It is known that porous silicon Si and alumina Al2O3 substrates are useful as photonic crystals. Techniques for fabricating these porous substrates are known and have for instance been described by Ottow et al in Appl. Phys. A63, 153-159 (1996) and Schilling et al in Appl. Phys. Lett. Vol. 78, No. 9, 26 Feb. 2001, 1180-1182.
It would be desirable to be able to line or completely fill the pores in such substrates with a material of high refractive index n, n being variable with voltage. A variety of ferroelectric materials have this property, as do some non-ferroelectric materials. This would enable production of voltage-tunable photonic devices.
Zhou et al in Appl. Phys. Lett., Vol. 78, No. 5, 29 Jan. 2001, 661-663, describe the production of an SiO2 colloid crystal infilled with ferroelectric BaTiO3, which enhances the photonic band gap. However, this structure does not permit attachment of electrodes and does not permit voltage tunability.
Waser et al in Integrated Ferroelectrics, 2001, vol. 36, pp 3-20, review the known chemical deposition techniques.
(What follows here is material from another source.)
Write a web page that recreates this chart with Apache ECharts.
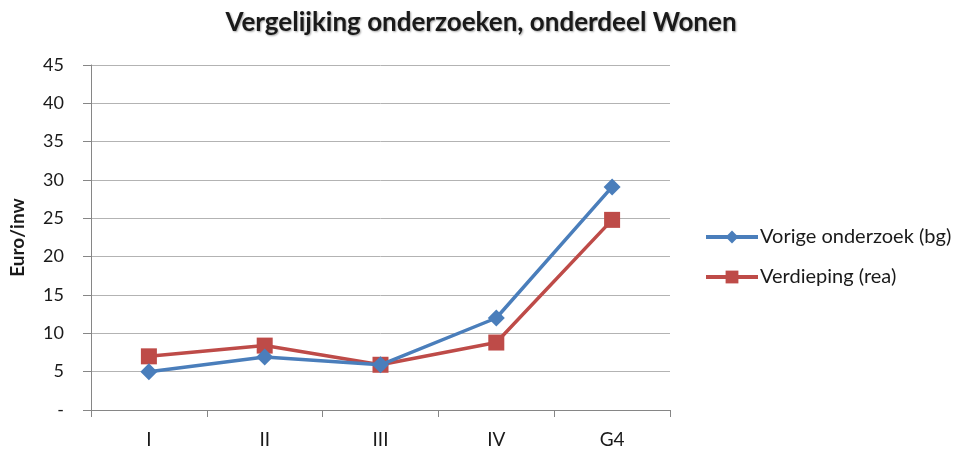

Waser et al primarily discuss thin film deposition but do describe attempts to fill holes in pore-patterned Al2O3 films with lead zirconate titanate PZT using chemical solution deposition (CSD). However, they report problems in filling the pores completely.
Related problems arise with silicon integrated circuits, in particular random access memories (RAMs). There is a need to deposit uniform coatings on the inside walls of trenches for silicon Si random-access memories, both dynamic DRAMs and non-volatile ferroelectric FRAMs. These trenches have high aspect ratio (ratio of depth to diameter), for instance 60:1 at 6-micron depth.
Dielectric materials for RAMs are generally deposited via chemical vapour deposition (CVD), sputtering, or related techniques in which the principal aims are to achieve uniform thickness along the inside walls. However, presently known systems have not solved the problem of achieving uniform deposition along substantially the entire surface of the trench.